В шатре было жарко; опахало в руках черного слуги не облегчало густой духоты. Только вода из реки Сучавы, подливаемая рабами в большой медный таз, приятно холодила ноги и позволяла выдерживать нестерпимый зной. За годы службы в турецком царстве мессер Джованни Анджолелло так и не научился писать, сидя с поджатыми ногами на полу, как скрибы осман, и работал всегда, устроившись чуть боком на удобном походном стуле, положив веницейский пергамент или лист бумаги из Дрездена на высокий пюпитр из черного дерева. Анджолелло прикусил калам, вспоминая события минувшего дня. Писать вроде бы и не о чем; несколько десятков салагор и арабаджи из христиан, умерших от истощения и болезней… Несколько осман, найденных убитыми или пораженными насмерть «синей хворью», как многие догадывались — удушенными… Перестрелка аркебузиров между осаждающими и крепостью… Казни в лагере по разным причинам и поводам… То же самое, что с неизменностью повторялось в предыдущие дни.
Была, правда, и новость: о приближении большого обоза из-за Дуная. Чудом пробравшийся к армии мунтянин — гонец от начальника турецкой охраны каравана — сообщил, что на них напали ак-ифляки и османский алай-бек просит помощи. Мухаммед послал сильный отряд — тысячу бешлиев, поставив над ними Юнис-бека, сына старого Исы. Молодой бек вернулся нынешним утром. Потеряв в бою триста воинов, бешлии успели спасти не более дюжины из трехсот янычар, сопровождавших обоз, и отбить два воза с припасами.

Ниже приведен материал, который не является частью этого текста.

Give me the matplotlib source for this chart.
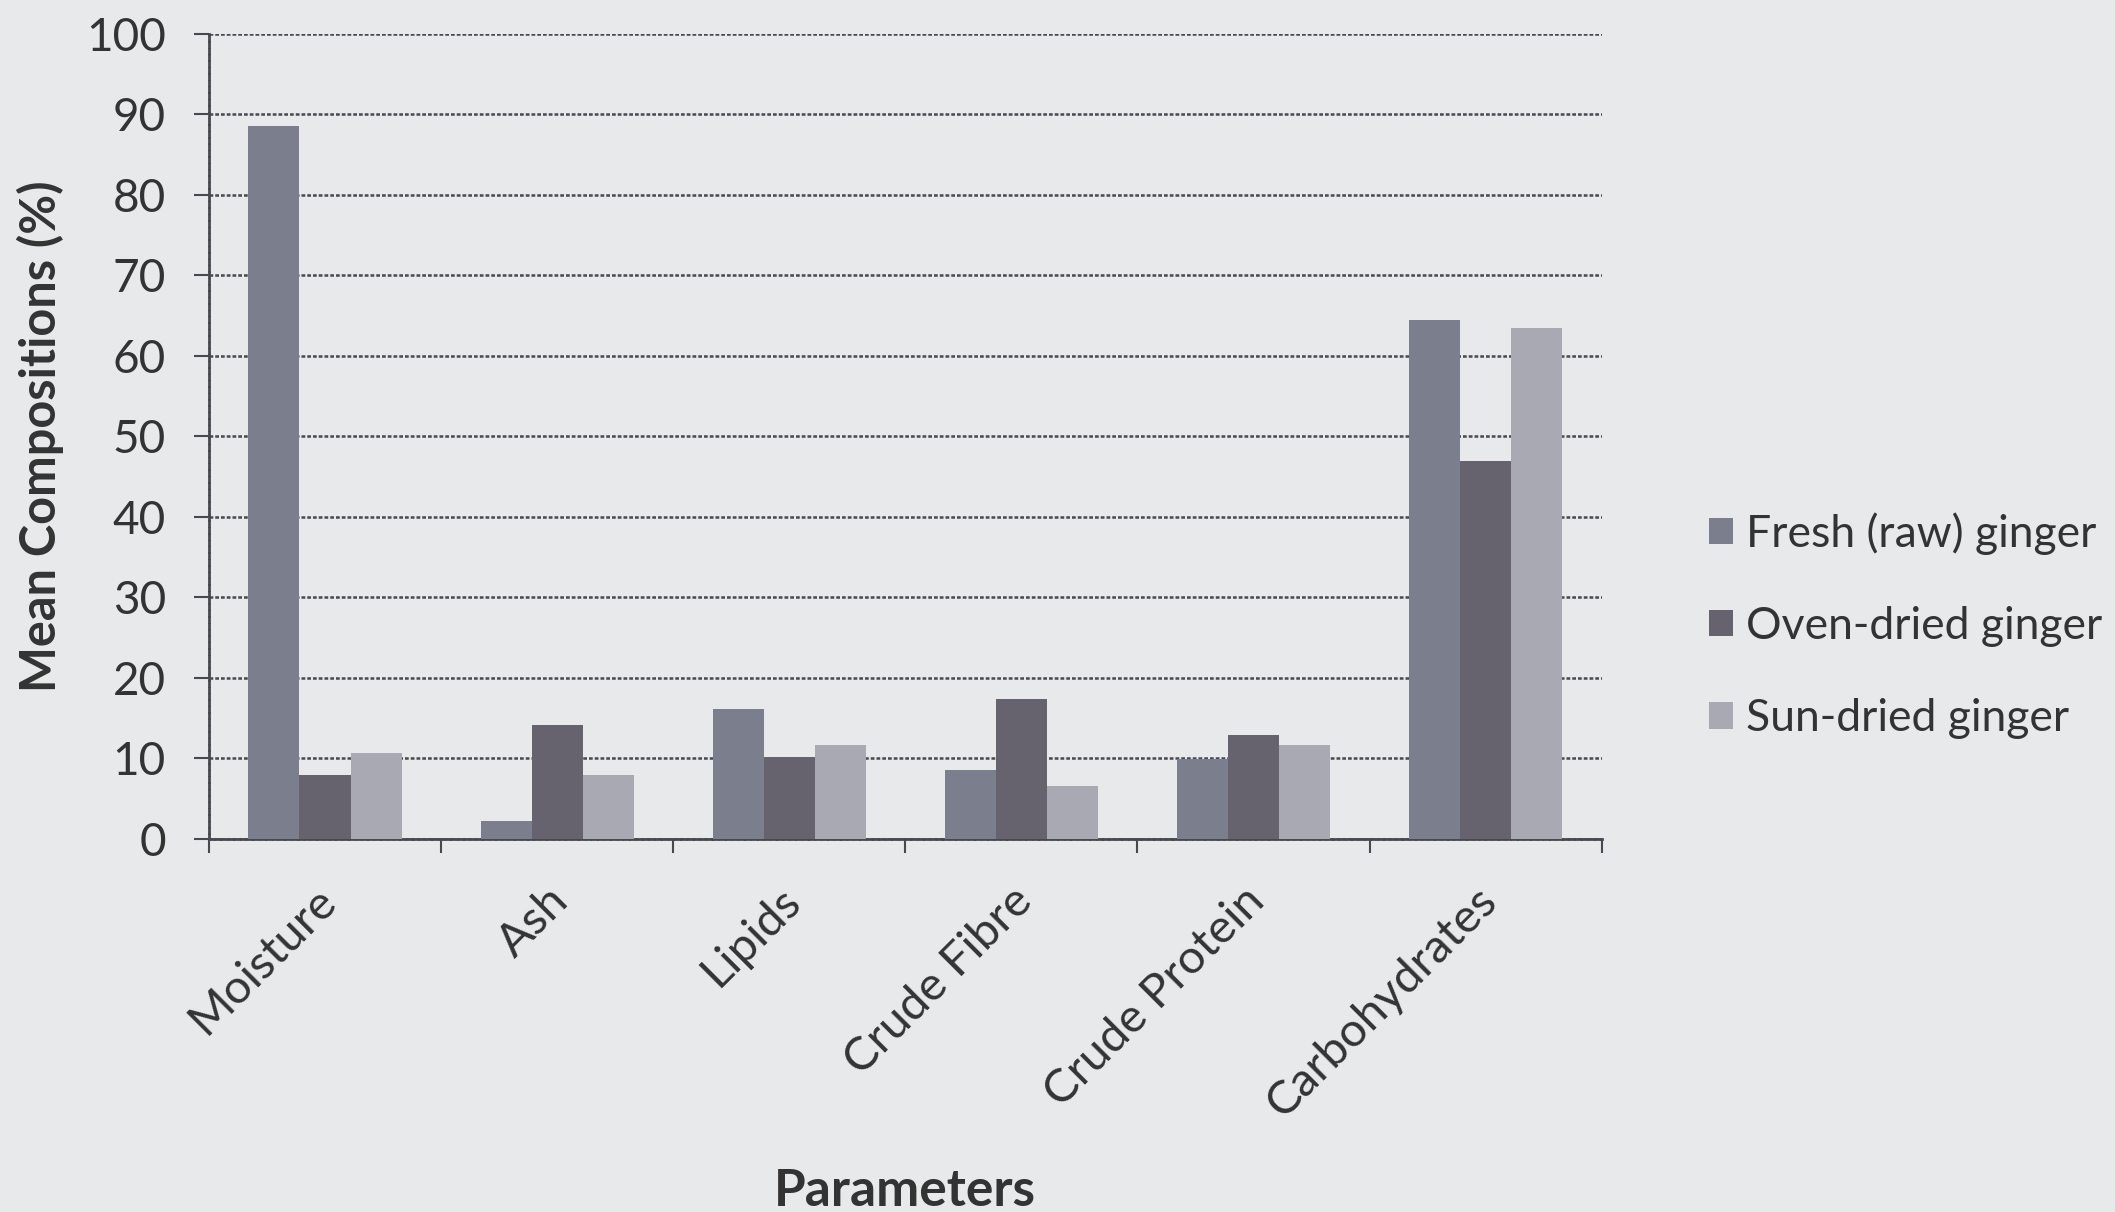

Писать не хотелось. Лениво шевеля пальцами ног в еще прохладной воде, мессер Джованни думал о жарком месяце, без толку проведенном его хозяином и повелителем под стенами Сучавы. Конца осаде не было видно, положение же армии осложнялось ежечасно; армия сама сидела в двойной осаде — обступивших ее бескрайних лесов и невидимых в них молдавских воинов. Этой осадой осаждающих, охотой на самих охотников из хорошо укрытых, постоянно сменявшихся прибежищ в кодрах умело, Анджолелло сказал бы — умно руководил вездесущий, неуловимый бей Штефан. Сколько смелых вылазок, сколько быстрых, кинжальных ударов в сторону предполагаемых лагерей молдавского герцога совершили уже османы и мунтяне! И все — напрасно. Из леса приходили люди, жаловались на обиды со стороны бея, вызывались проводить газиев султана в то место, где он скрывается. Отряд со всеми предосторожностями углубляется в лес. Но тут на него валились деревья, сыпались стрелы и дротики, падали с ветвей орущие дьяволы, вооруженные ножами. И из сотни, трех, пяти сотен закаленных бойцов возвращалась жалкая горстка, а то и ни одного. Исчезали, как только начиналась схватка, и коварные проводники. Только одного удалось схватить, привести обратно; с него содрали кожу, набили ее соломой, напялили на страшную куклу его собственное платье. И умирающий, прибитый к кресту, почти сутки смотрел на собственное чучело, поставленное перед ним и привязанное к колу.
Было, как прежде: турки боялись леса, мунтяне боялись молдаван. Воины воеводы Лайоты не были трусами, они храбро бились в других походах, в которые их брал с собою султан. Но натиска здешних витязей и войников не выдерживали. Нагнал на мунтян, видно, страху бей Штефан, когда налетал на них в прежние времена, карая за то, что считал изменой христианству и себе. Но что могли поделать воеводы Мунтении, как могли воспротивиться Мухаммеду?
Скоро в лагере великой армии не станет хлеба. Будут съедены последние овцы, придет очередь верблюдов, воловьих упряжек обоза и пушечного наряда коней. Конину уже едят — обессилевших от бескормицы тягловых лошадей успевают прирезать. Потом будут есть боевых коней. И, если Мухаммед не откажется от упрямства, если двойное кольцо, в которое попало его войско, не удастся разорвать, голодные османы начнут с вожделением поглядывать на своих рабов и союзников — греков, болгар, мунтян, на христианских наемников: запрет ислама на человечину будет прежде всего снят с неверных. И тогда… Мессер Джованни, как ни было жарко, вздрогнул как от озноба; не хотелось и думать, что случится, если дело до всего этого дойдет. Ведь подобное бывало уже, когда венгры осаждали крепость Шабац, когда войска Блистательной порты попадали в трудное положение во время других войн в Азии, Африке и даже в Европе.